--- start Data lines ---
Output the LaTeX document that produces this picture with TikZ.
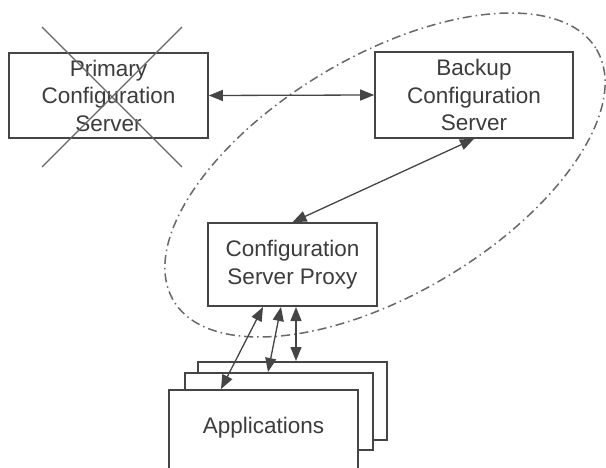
\documentclass[tikz,border=0pt]{standalone}
\usepackage{fontspec}
\setmainfont{Liberation Sans}
\usetikzlibrary{arrows.meta,calc}
\definecolor{ln}{HTML}{454545}
\definecolor{tx}{HTML}{3C3C3C}
\definecolor{xl}{HTML}{666666}
\definecolor{el}{HTML}{686868}
\begin{document}
\begin{tikzpicture}[x=1pt,y=-1pt,
  box/.style={draw=ln,line width=1.6pt,fill=white,inner sep=0pt,align=center,text=tx,
    font=\fontsize{22.5}{27.5}\selectfont},
  conn/.style={draw=ln,line width=1.3pt,{Triangle[length=14pt,width=11pt]}-{Triangle[length=14pt,width=11pt]}},
  crossline/.style={draw=xl,line width=1.3pt},
  ring/.style={draw=el,line width=1.5pt,dash pattern=on 9pt off 4pt on 1.5pt off 4pt}]
\useasboundingbox (0,0) rectangle (606,468);
% boxes
\node[box,minimum width=199pt,minimum height=85pt] (primary) at (108.5,95.5) {Primary\\Configuration\\Server};
\node[box,minimum width=198pt,minimum height=86pt] (backup) at (474,95) {Backup\\Configuration\\Server};
\node[box,minimum width=169pt,minimum height=83pt] (proxy) at (292.5,264.5) {Configuration\\Server Proxy};
% ellipse
\draw[ring] (385,175) ellipse[x radius=246, y radius=119, rotate=30.7];
% cross
\draw[crossline] (42,27) -- (182,167);
\draw[crossline] (182,27) -- (42,167);
% applications stack
\node[box,minimum width=189pt,minimum height=78pt] (appback) at (292.5,401) {};
\node[box,minimum width=188pt,minimum height=77pt] (appmid) at (279,411.5) {};
\node[box,minimum width=189pt,minimum height=100pt] (appfront) at (263.5,440) {};
\node[text=tx,font=\fontsize{22.5}{27.5}\selectfont,inner sep=0pt] (apptext) at (263.5,428) {Applications};
% connectors
\draw[conn] (primary.east) -- (backup.west);
\draw[conn] (backup.south) -- (proxy.north);
\coordinate (p1) at (263,307);
\coordinate (p2) at (281,307);
\coordinate (p3) at (296,307);
\coordinate (a1) at (221,389);
\coordinate (a2) at (268,372);
\coordinate (a3) at (296,361);
\draw[conn] (p1) -- (a1);
\draw[conn] (p2) -- (a2);
\draw[conn] (p3) -- (a3);
\end{tikzpicture}
\end{document}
--- end Data lines ---
> **What to work on**:
Retype everything in the material word for word, minus pictures.

> **Written solution**:
Output the LaTeX document that produces this picture with TikZ.
\documentclass[tikz,border=0pt]{standalone}
\usepackage{fontspec}
\setmainfont{Liberation Sans}
\usetikzlibrary{arrows.meta,calc}
\definecolor{ln}{HTML}{454545}
\definecolor{tx}{HTML}{3C3C3C}
\definecolor{xl}{HTML}{666666}
\definecolor{el}{HTML}{686868}
\begin{document}
\begin{tikzpicture}[x=1pt,y=-1pt,
  box/.style={draw=ln,line width=1.6pt,fill=white,inner sep=0pt,align=center,text=tx,
    font=\fontsize{22.5}{27.5}\selectfont},
  conn/.style={draw=ln,line width=1.3pt,{Triangle[length=14pt,width=11pt]}-{Triangle[length=14pt,width=11pt]}},
  crossline/.style={draw=xl,line width=1.3pt},
  ring/.style={draw=el,line width=1.5pt,dash pattern=on 9pt off 4pt on 1.5pt off 4pt}]
\useasboundingbox (0,0) rectangle (606,468);
% boxes
\node[box,minimum width=199pt,minimum height=85pt] (primary) at (108.5,95.5) {Primary\\Configuration\\Server};
\node[box,minimum width=198pt,minimum height=86pt] (backup) at (474,95) {Backup\\Configuration\\Server};
\node[box,minimum width=169pt,minimum height=83pt] (proxy) at (292.5,264.5) {Configuration\\Server Proxy};
% ellipse
\draw[ring] (385,175) ellipse[x radius=246, y radius=119, rotate=30.7];
% cross
\draw[crossline] (42,27) -- (182,167);
\draw[crossline] (182,27) -- (42,167);
% applications stack
\node[box,minimum width=189pt,minimum height=78pt] (appback) at (292.5,401) {};
\node[box,minimum width=188pt,minimum height=77pt] (appmid) at (279,411.5) {};
\node[box,minimum width=189pt,minimum height=100pt] (appfront) at (263.5,440) {};
\node[text=tx,font=\fontsize{22.5}{27.5}\selectfont,inner sep=0pt] (apptext) at (263.5,428) {Applications};
% connectors
\draw[conn] (primary.east) -- (backup.west);
\draw[conn] (backup.south) -- (proxy.north);
\coordinate (p1) at (263,307);
\coordinate (p2) at (281,307);
\coordinate (p3) at (296,307);
\coordinate (a1) at (221,389);
\coordinate (a2) at (268,372);
\coordinate (a3) at (296,361);
\draw[conn] (p1) -- (a1);
\draw[conn] (p2) -- (a2);
\draw[conn] (p3) -- (a3);
\end{tikzpicture}
\end{document}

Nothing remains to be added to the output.